Welche Typen von Markenmenschen und welche Merkmale einer menschlichen Marke unterscheiden Sie?

Herbst: Grundsätzlich kann jeder seine Leistung zur Marke aufbauen – ob Sänger, Schauspieler, Politiker, Frisör, Journalist. Wichtig ist zu unterscheiden, ob der Mensch eine Leistung herstellt, die materiell (Bild, Skulptur etc.) und deren Qualität objektiv messbar ist (Spitzensportler etc.) oder ob die Leistung immateriell ist und keine objektiven Leistungsmerkmale hat, wie zum Beispiel eine Opernaufführung. Dies wirkt sich – wie auch bei klassischen Dienstleistungen - auf die Anforderungen an die Markenführung aus.

Sie unterscheiden zwischen Marke und Markierung. Können Sie dafür einige Beispiele nennen?

Herbst: Für mich ist eine Marke eine Produktpersönlichkeit, die ein anonymes Produkt aus der Masse heraushebt. Die Markierung ist das Zeichen, das stellvertretend für diese Marke und ihre Werte steht. Die Marke wäre also Mercedes und die Markierung der Stern. Die schweizerische Nationalfahne ist nicht die Marke, sondern sie steht für sie. Ein Grund für die Unterscheidung ist, dass es Markierungen geben kann, die für eine schwache Marke stehen, wie im Fall von Sprengel, E.on und Aral.
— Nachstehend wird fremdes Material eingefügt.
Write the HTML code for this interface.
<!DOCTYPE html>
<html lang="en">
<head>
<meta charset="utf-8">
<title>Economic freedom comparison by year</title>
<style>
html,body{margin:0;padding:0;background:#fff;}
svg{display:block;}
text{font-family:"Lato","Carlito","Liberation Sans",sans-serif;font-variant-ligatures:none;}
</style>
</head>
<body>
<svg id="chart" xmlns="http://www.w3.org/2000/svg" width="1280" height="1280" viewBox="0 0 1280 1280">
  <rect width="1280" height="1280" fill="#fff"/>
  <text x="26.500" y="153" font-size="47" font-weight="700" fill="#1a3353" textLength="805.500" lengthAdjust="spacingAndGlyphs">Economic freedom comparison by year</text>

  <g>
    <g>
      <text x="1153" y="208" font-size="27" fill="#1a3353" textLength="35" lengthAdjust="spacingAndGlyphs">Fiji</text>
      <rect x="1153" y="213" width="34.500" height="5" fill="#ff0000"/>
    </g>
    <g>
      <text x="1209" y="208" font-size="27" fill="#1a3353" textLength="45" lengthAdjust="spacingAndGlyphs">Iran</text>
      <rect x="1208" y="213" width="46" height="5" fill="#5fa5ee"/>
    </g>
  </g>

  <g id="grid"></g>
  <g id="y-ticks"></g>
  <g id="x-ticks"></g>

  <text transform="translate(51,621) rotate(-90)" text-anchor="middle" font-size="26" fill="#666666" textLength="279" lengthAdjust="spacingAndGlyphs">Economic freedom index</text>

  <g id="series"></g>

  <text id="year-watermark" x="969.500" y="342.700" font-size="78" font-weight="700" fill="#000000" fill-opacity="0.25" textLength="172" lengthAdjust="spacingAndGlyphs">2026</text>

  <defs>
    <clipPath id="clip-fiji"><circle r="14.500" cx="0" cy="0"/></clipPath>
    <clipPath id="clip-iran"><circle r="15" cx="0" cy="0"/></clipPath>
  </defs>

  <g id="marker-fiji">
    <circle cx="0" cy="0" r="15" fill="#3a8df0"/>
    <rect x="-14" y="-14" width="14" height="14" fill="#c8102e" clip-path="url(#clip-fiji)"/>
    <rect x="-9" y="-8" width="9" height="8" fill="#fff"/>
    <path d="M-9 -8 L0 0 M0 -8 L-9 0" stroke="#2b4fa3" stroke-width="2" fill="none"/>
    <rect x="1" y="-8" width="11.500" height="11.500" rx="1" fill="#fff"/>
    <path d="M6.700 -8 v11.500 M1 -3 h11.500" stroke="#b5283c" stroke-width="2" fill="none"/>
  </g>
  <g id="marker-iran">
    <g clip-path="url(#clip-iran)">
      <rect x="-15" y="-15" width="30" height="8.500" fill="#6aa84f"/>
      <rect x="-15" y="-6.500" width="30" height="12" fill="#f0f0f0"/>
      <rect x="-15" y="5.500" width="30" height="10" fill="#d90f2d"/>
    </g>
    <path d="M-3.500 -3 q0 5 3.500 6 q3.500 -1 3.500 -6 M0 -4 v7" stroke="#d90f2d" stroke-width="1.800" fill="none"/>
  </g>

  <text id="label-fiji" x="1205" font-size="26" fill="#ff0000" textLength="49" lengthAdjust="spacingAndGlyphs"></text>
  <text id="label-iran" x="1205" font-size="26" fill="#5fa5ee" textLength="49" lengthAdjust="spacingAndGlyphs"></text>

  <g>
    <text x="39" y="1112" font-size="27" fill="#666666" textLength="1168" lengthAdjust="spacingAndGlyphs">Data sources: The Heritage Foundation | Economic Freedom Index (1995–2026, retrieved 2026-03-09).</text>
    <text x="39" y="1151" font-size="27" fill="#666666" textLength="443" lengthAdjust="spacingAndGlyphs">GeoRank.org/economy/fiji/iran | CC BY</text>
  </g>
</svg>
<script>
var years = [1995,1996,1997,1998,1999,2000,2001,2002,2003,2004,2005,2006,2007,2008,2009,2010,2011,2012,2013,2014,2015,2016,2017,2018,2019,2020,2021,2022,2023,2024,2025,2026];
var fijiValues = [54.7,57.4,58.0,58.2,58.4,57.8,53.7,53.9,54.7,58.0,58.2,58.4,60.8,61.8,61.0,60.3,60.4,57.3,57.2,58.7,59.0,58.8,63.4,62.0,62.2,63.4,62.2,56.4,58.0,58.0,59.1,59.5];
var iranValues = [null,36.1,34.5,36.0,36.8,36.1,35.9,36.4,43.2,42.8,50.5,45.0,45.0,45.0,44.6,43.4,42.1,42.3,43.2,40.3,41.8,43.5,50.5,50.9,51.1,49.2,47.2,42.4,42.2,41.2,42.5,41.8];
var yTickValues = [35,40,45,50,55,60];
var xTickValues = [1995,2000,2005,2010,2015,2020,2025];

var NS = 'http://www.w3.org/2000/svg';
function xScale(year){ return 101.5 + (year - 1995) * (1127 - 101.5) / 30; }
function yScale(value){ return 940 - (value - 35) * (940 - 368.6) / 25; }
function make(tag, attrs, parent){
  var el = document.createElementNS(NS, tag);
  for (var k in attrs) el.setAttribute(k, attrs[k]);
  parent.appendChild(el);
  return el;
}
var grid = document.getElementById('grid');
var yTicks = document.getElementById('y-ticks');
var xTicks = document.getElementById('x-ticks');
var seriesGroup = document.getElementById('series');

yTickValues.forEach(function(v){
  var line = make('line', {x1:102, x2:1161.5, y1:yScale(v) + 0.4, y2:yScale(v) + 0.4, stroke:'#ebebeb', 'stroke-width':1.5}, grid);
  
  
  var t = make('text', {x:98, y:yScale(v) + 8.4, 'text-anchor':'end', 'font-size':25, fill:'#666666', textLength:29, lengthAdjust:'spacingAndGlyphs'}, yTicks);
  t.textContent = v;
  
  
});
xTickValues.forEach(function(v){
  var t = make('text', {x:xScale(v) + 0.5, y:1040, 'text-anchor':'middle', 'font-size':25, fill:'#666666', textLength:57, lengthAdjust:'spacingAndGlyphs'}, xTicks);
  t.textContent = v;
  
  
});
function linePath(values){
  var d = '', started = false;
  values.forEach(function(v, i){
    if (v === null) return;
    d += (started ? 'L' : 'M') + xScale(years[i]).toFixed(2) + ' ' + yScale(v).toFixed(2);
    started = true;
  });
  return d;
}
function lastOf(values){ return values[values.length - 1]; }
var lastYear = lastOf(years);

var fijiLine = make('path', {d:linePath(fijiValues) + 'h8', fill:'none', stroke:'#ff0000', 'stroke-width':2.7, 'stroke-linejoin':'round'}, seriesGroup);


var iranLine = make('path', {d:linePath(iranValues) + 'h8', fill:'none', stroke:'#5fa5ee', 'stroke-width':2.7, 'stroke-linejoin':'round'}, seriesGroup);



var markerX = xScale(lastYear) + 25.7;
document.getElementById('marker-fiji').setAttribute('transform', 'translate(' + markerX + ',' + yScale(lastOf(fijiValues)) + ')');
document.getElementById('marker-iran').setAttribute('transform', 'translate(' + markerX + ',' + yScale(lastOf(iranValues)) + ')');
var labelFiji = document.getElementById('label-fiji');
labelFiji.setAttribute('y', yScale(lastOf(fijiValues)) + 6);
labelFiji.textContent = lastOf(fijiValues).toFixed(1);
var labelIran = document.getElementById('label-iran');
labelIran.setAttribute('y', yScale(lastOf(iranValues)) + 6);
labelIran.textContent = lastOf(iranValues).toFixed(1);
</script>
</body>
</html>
Wie lassen sich Menschen gezielt und langfristig als Marke aufbauen? Gibt es ein Rezept der Markenbildung?

Herbst: Die Markenführung von Menschen sollte vier Elemente berücksichtigen: Erstens, die Markenkultur, also das, wofür die Marke steht (Ist); zweitens, das Markenleitbild, das ausdrückt, was die Marke sein will (Soll); drittens, die Instrumente, die die Markenpersönlichkeit vermitteln sowie - viertens - das Image als Ergebnis der Markenführung. Der Managementprozess besteht ebenfalls aus vier Elementen, die sich schon in der klassischen Markenführung bewährt haben: Analyse der Ausgangssituation mit der Formulierung des Handlungsbedarfs, der Planung der Lösung, der Gestaltung der Lösung und der Kontrolle des Erfolgs.
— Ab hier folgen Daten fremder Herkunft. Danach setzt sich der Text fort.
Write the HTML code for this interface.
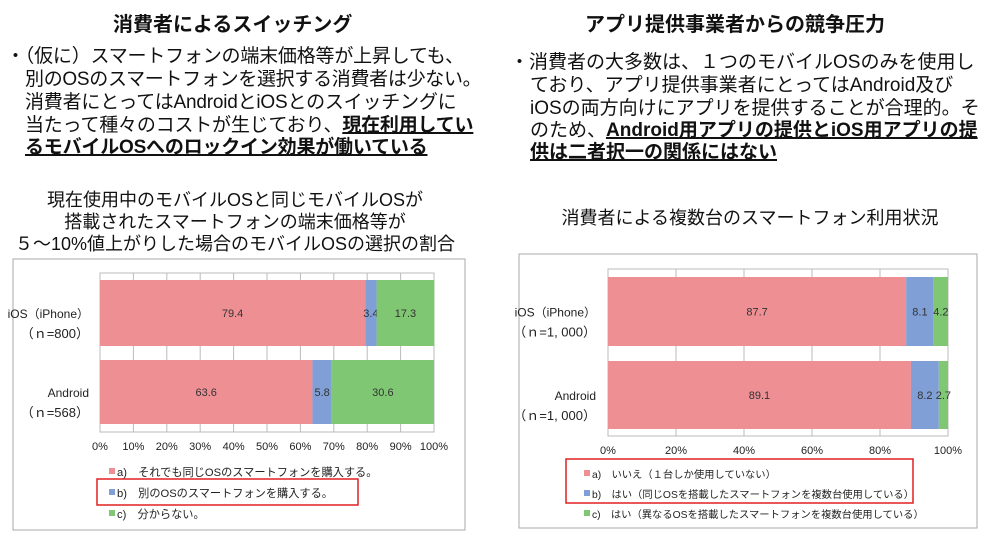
<!DOCTYPE html>
<html><head><meta charset="utf-8">
<style>
body{margin:0;width:1000px;height:536px;background:#fff;overflow:hidden;position:relative;font-family:"Liberation Sans","Noto Sans CJK JP",sans-serif;color:#111}
.t{position:absolute;white-space:nowrap}
.h{font-size:20px;font-weight:bold}
.b{font-size:19px;line-height:19px}
.u{font-weight:bold;text-decoration:underline;text-decoration-thickness:2px}
.ct{font-size:18px;text-align:center}
svg{position:absolute;left:0;top:0}
</style></head><body>
<div class="t h" style="left:113px;top:8px">消費者によるスイッチング</div>
<div class="t h" style="left:585px;top:8px">アプリ提供事業者からの競争圧力</div>
<div>
<div class="t b" style="left:6px;top:47px;letter-spacing:-0.2px">・（仮に）スマートフォンの端末価格等が上昇しても、</div>
<div class="t b" style="left:25px;top:70px;letter-spacing:-0.3px">別のOSのスマートフォンを選択する消費者は少ない。</div>
<div class="t b" style="left:25px;top:93px;letter-spacing:-0.2px">消費者にとってはAndroidとiOSとのスイッチングに</div>
<div class="t b" style="left:25px;top:116px;letter-spacing:-0.2px">当たって種々のコストが生じており、<span class="u">現在利用してい</span></div>
<div class="t b u" style="left:25px;top:138px;letter-spacing:-0.2px">るモバイルOSへのロックイン効果が働いている</div>
</div>
<div>
<div class="t b" style="left:510px;top:53px">・消費者の大多数は、１つのモバイルOSのみを使用し</div>
<div class="t b" style="left:530px;top:76px">ており、アプリ提供事業者にとってはAndroid及び</div>
<div class="t b" style="left:530px;top:99px">iOSの両方向けにアプリを提供することが合理的。そ</div>
<div class="t b" style="left:530px;top:121px">のため、<span class="u">Android用アプリの提供とiOS用アプリの提</span></div>
<div class="t b u" style="left:530px;top:143px">供は二者択一の関係にはない</div>
</div>
<div class="t ct" style="left:0;width:470px;top:189px;line-height:22px">現在使用中のモバイルOSと同じモバイルOSが<br>搭載されたスマートフォンの端末価格等が<br>５～10%値上がりした場合のモバイルOSの選択の割合</div>
<div class="t ct" style="left:515px;width:470px;top:204px">消費者による複数台のスマートフォン利用状況</div>
<svg id="s" width="1000" height="536"></svg>
<script>
const leftCats=["iOS（iPhone）","Android"];
const leftN=["（ｎ=800）","（ｎ=568）"];
const leftA=[79.4,63.6];
const leftB=[3.4,5.8];
const leftC=[17.3,30.6];
const leftTicks=[0,10,20,30,40,50,60,70,80,90,100];
const leftLegend=["a)　それでも同じOSのスマートフォンを購入する。","b)　別のOSのスマートフォンを購入する。","c)　分からない。"];
const rightCats=["iOS（iPhone）","Android"];
const rightN=["（ｎ=1, 000）","（ｎ=1, 000）"];
const rightA=[87.7,89.1];
const rightB=[8.1,8.2];
const rightC=[4.2,2.7];
const rightTicks=[0,20,40,60,80,100];
const rightLegend=["a)　いいえ（１台しか使用していない）","b)　はい（同じOSを搭載したスマートフォンを複数台使用している）","c)　はい（異なるOSを搭載したスマートフォンを複数台使用している）"];
const colors=["#ee8f94","#7f9fd6","#80c774"];
const S=document.getElementById('s');const NS="http://www.w3.org/2000/svg";
function mk(t,a,txt){const e=document.createElementNS(NS,t);for(const k in a)e.setAttribute(k,a[k]);if(txt!==undefined)e.textContent=txt;S.appendChild(e);return e;}
function chart(o){
 let r=mk('rect',{x:o.fx,y:o.fy,width:o.fw,height:o.fh,fill:'#fff',stroke:'#aaa','stroke-width':1});
 
 const X=v=>o.x0+(o.x1-o.x0)*v/100;
 mk('rect',{x:o.x0,y:o.gt,width:o.x1-o.x0,height:o.gb-o.gt,fill:'none',stroke:'#bbb'});
 o.ticks.forEach(t=>{let l=mk('line',{x1:X(t),x2:X(t),y1:o.gt,y2:o.gb,stroke:'#bbb'});
  
  let tx=mk('text',{x:X(t),y:o.gb+18,'font-size':11,'text-anchor':'middle',fill:'#222'},t+'%');
  });
 o.cats.forEach((c,i)=>{
  const y=o.by[i],h=o.bh[i];let acc=0;
  [o.A[i],o.B[i],o.C[i]].forEach((v,k)=>{
   let b=mk('rect',{x:X(acc),y:y,width:X(acc+v)-X(acc),height:h,fill:colors[k]});
   
   let lt=mk('text',{x:(X(acc)+X(acc+v))/2,y:y+h/2+4,'font-size':11,'text-anchor':'middle',fill:'#333'},v.toFixed(1));
   
   acc+=v;});
  let cl=mk('text',{x:o.lx,y:y+h/2+5,'font-size':12,'text-anchor':'end',fill:'#222'},c);
  
  let nl=mk('text',{x:o.lx,y:y+h/2+25,'font-size':13,'text-anchor':'end',fill:'#222'},o.n[i]);
  
 });
 o.legend.forEach((t,k)=>{
  let sq=mk('rect',{x:o.lgx,y:o.lgy[k]-8,width:6,height:6,fill:colors[k]});
  
  let lt=mk('text',{x:o.lgx+8,y:o.lgy[k],'font-size':o.lfs,fill:'#222'},t);
  });
 let hb=mk('rect',{x:o.hb[0],y:o.hb[1],width:o.hb[2],height:o.hb[3],fill:'none',stroke:'#e02020','stroke-width':1.5});
 
}
chart({p:'left',fx:13,fy:259,fw:452,fh:271,x0:100,x1:434,gt:273,gb:432,by:[280,360],bh:[66,64],lx:89,lfs:11.2,
 cats:leftCats,n:leftN,A:leftA,B:leftB,C:leftC,ticks:leftTicks,legend:leftLegend,lgx:109,lgy:[476,497,518],hb:[97,479,261,26]});
chart({p:'right',fx:519,fy:254,fw:458,fh:274,x0:608,x1:948,gt:269,gb:436,by:[277,361],bh:[69,68],lx:596,lfs:10.3,
 cats:rightCats,n:rightN,A:rightA,B:rightB,C:rightC,ticks:rightTicks,legend:rightLegend,lgx:584,lgy:[478,498,518],hb:[566,459,347,44]});
</script>
</body></html>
Wann ist erkennbar, dass ein Mensch zu einer Marke geworden ist? Wie unterscheidet man die Marke Mensch vom puren Labeling?
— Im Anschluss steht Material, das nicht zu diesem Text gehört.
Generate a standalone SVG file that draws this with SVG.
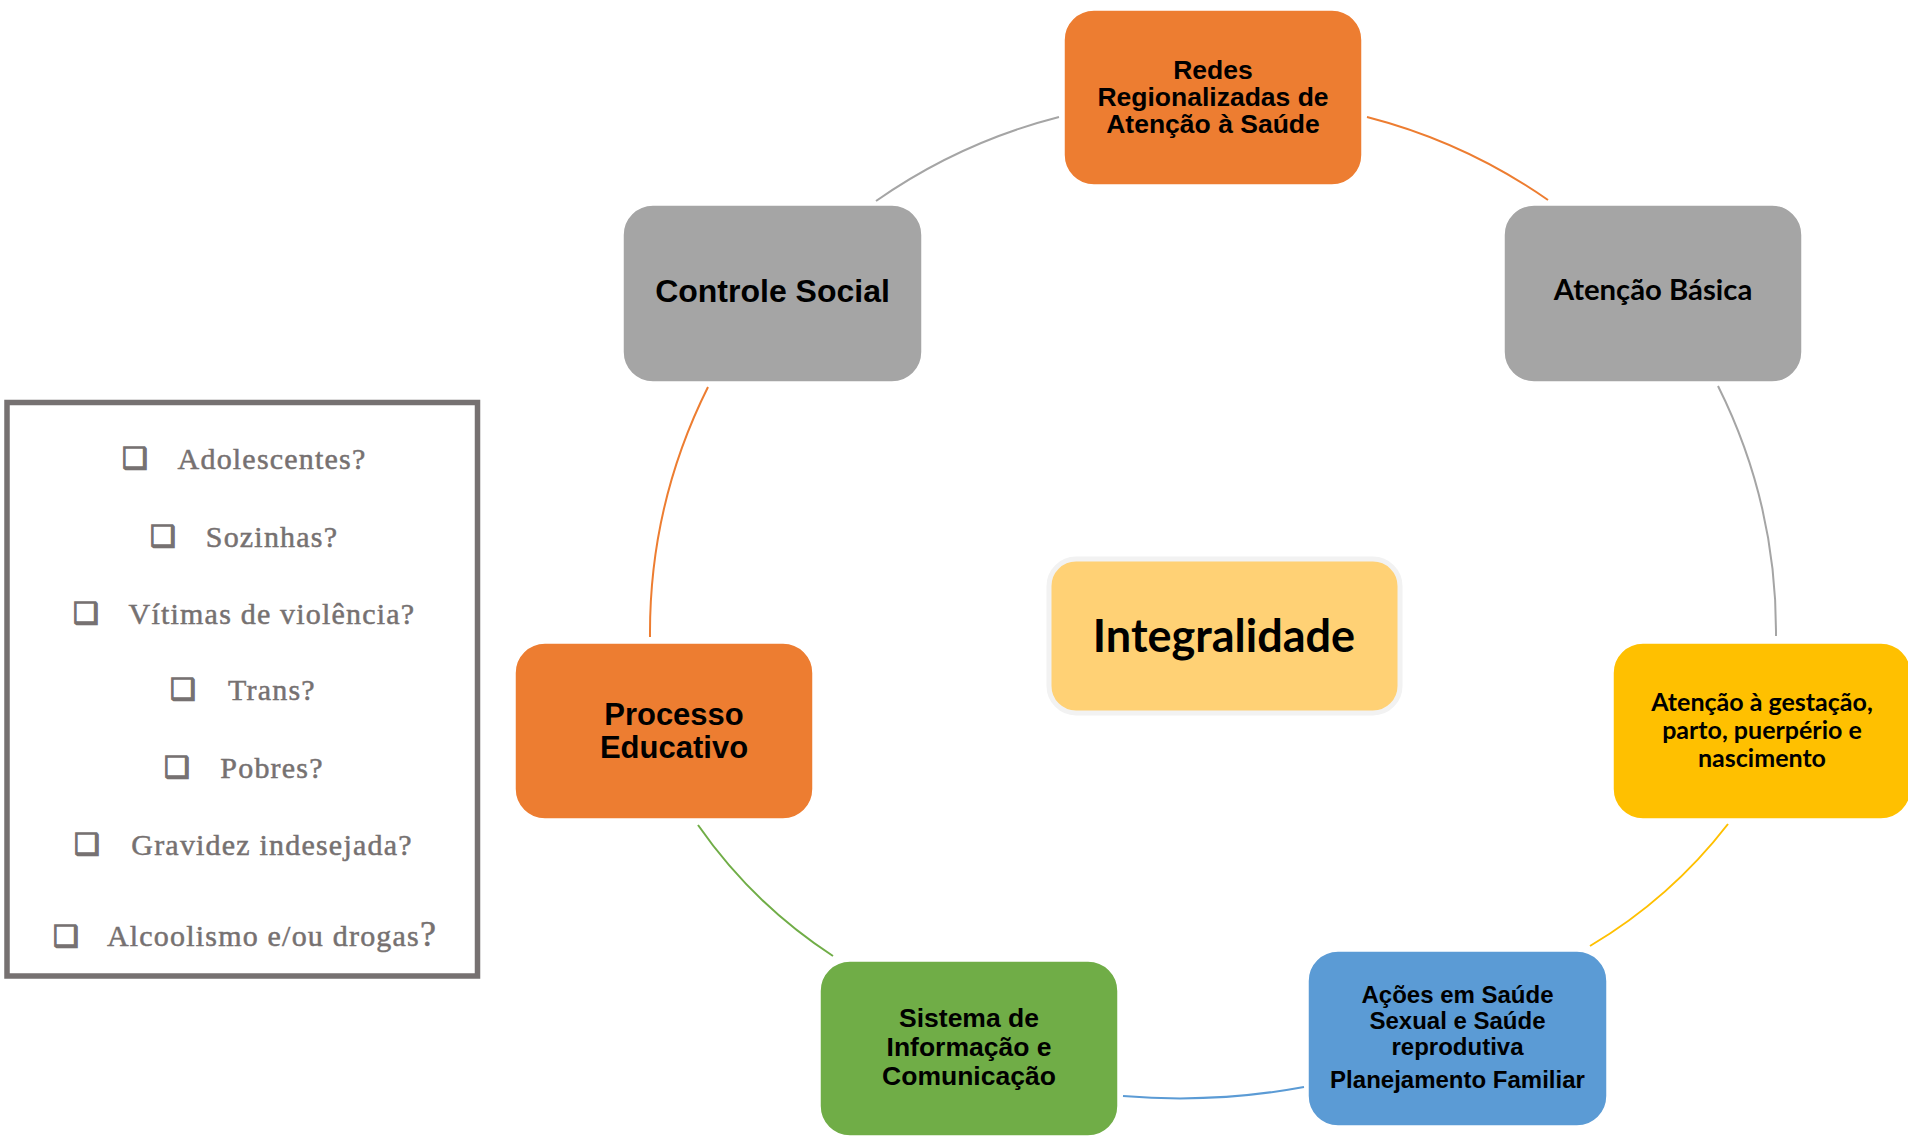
<svg xmlns="http://www.w3.org/2000/svg" width="1908" height="1138" viewBox="0 0 1908 1138">
<style>
.node{stroke:#ffffff;stroke-width:1.5}
.ar{font-family:"Liberation Sans",Arial,sans-serif;font-weight:bold;fill:#000;text-anchor:middle}
.ca{font-family:Lato,"Open Sans",sans-serif;font-weight:bold;fill:#000;text-anchor:middle}
.q{font-family:"Liberation Serif","Times New Roman",serif;font-size:30px;letter-spacing:1.2px;fill:#767171;stroke:#767171;stroke-width:0.5;text-anchor:middle}
.cb{font-family:"DejaVu Sans",sans-serif;font-size:29px;fill:#767171;stroke:#767171;stroke-width:1.3}
.conn{fill:none;stroke-width:2}
</style>
<rect width="1908" height="1138" fill="#ffffff"/>
<g id="connectors">
<path class="conn" stroke="#A5A5A5" d="M876,201 A560,560 0 0 1 1059,117"/>
<path class="conn" stroke="#ED7D31" d="M1367,117 A560,560 0 0 1 1548,200"/>
<path class="conn" stroke="#A5A5A5" d="M1718,386 A550,550 0 0 1 1776,636"/>
<path class="conn" stroke="#FFC000" d="M1728,824 A490,490 0 0 1 1590,946"/>
<path class="conn" stroke="#5B9BD5" d="M1304,1087 A685,685 0 0 1 1123,1096"/>
<path class="conn" stroke="#70AD47" d="M833,956 A490,490 0 0 1 698,825"/>
<path class="conn" stroke="#ED7D31" d="M650,637 A550,550 0 0 1 708,387"/>
</g>
<g id="questions">
<rect x="7" y="402.5" width="470.5" height="573.5" fill="#ffffff" stroke="#767171" stroke-width="5.5"/>
<text class="cb" x="122" y="468">❑</text><text class="q" x="272" y="469">Adolescentes?</text>
<text class="cb" x="150" y="546">❑</text><text class="q" x="272" y="547">Sozinhas?</text>
<text class="cb" x="73" y="623">❑</text><text class="q" x="272" y="624">Vítimas de violência?</text>
<text class="cb" x="170" y="699">❑</text><text class="q" x="272" y="700">Trans?</text>
<text class="cb" x="164" y="777">❑</text><text class="q" x="272" y="778">Pobres?</text>
<text class="cb" x="74" y="854">❑</text><text class="q" x="272" y="855">Gravidez indesejada?</text>
<text class="cb" x="53" y="946">❑</text><text class="q" x="272" y="946">Alcoolismo e/ou drogas<tspan font-size="36">?</tspan></text>
</g>
<g id="redes">
<rect class="node" x="1064" y="10" width="298" height="175" rx="30" fill="#ED7D31"/>
<text class="ar" font-size="26.5" x="1213" y="79">Redes</text>
<text class="ar" font-size="26.5" x="1213" y="106">Regionalizadas de</text>
<text class="ar" font-size="26.5" x="1213" y="133">Atenção à Saúde</text>
</g>
<g id="controle-social">
<rect class="node" x="623" y="205" width="299" height="177" rx="30" fill="#A5A5A5"/>
<text class="ar" font-size="32" x="772.5" y="302">Controle Social</text>
</g>
<g id="atencao-basica">
<rect class="node" x="1504" y="205" width="298" height="177" rx="30" fill="#A5A5A5"/>
<text class="ca" font-size="29.3" x="1653" y="300">Atenção Básica</text>
</g>
<g id="gestacao">
<rect class="node" x="1613" y="643" width="298" height="176" rx="30" fill="#FFC000"/>
<text class="ca" font-size="25" x="1762" y="711">Atenção à gestação,</text>
<text class="ca" font-size="25" x="1762" y="739">parto, puerpério e</text>
<text class="ca" font-size="25" x="1762" y="767">nascimento</text>
</g>
<g id="acoes">
<rect class="node" x="1308" y="951" width="299" height="175" rx="30" fill="#5B9BD5"/>
<text class="ar" font-size="24" x="1457.5" y="1003">Ações em Saúde</text>
<text class="ar" font-size="24" x="1457.5" y="1029">Sexual e Saúde</text>
<text class="ar" font-size="24" x="1457.5" y="1055">reprodutiva</text>
<text class="ar" font-size="24" x="1457.5" y="1088">Planejamento Familiar</text>
</g>
<g id="sistema">
<rect class="node" x="820" y="961" width="298" height="175" rx="30" fill="#70AD47"/>
<text class="ar" font-size="26.5" x="969" y="1027">Sistema de</text>
<text class="ar" font-size="26.5" x="969" y="1056">Informação e</text>
<text class="ar" font-size="26.5" x="969" y="1085">Comunicação</text>
</g>
<g id="processo-educativo">
<rect class="node" x="515" y="643" width="298" height="176" rx="30" fill="#ED7D31"/>
<text class="ar" font-size="31" x="674" y="725">Processo</text>
<text class="ar" font-size="31" x="674" y="758">Educativo</text>
</g>
<g id="integralidade">
<rect x="1049" y="559" width="351" height="154" rx="27" fill="#FFD175" stroke="#F2F2F2" stroke-width="5"/>
<text class="ca" font-size="45" x="1224" y="652">Integralidade</text>
</g>
</svg>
Herbst: Ein Mensch hat sich dann zur Marke entwickelt, wenn die Zielgruppen über ein starkes, einzigartiges Vorstellungsbild von der Leistung der Marke verfügen. Durch dieses Vorstellungsbild können sie die Marke klar erkennen, von anderen unterscheiden und gut finden. Schließlich sind sie bereit, mehr Geld für jene Leistung auszugeben, als für eine vergleichbare Leistung. Je stärker die Marke ist, desto mehr Geld geben sie für die Marke aus.

Nach Naomi Klein erobern Marken öffentlichen Raum, der ihnen nicht zusteht. Wie sehen sie das in Bezug auf die Marke Mensch?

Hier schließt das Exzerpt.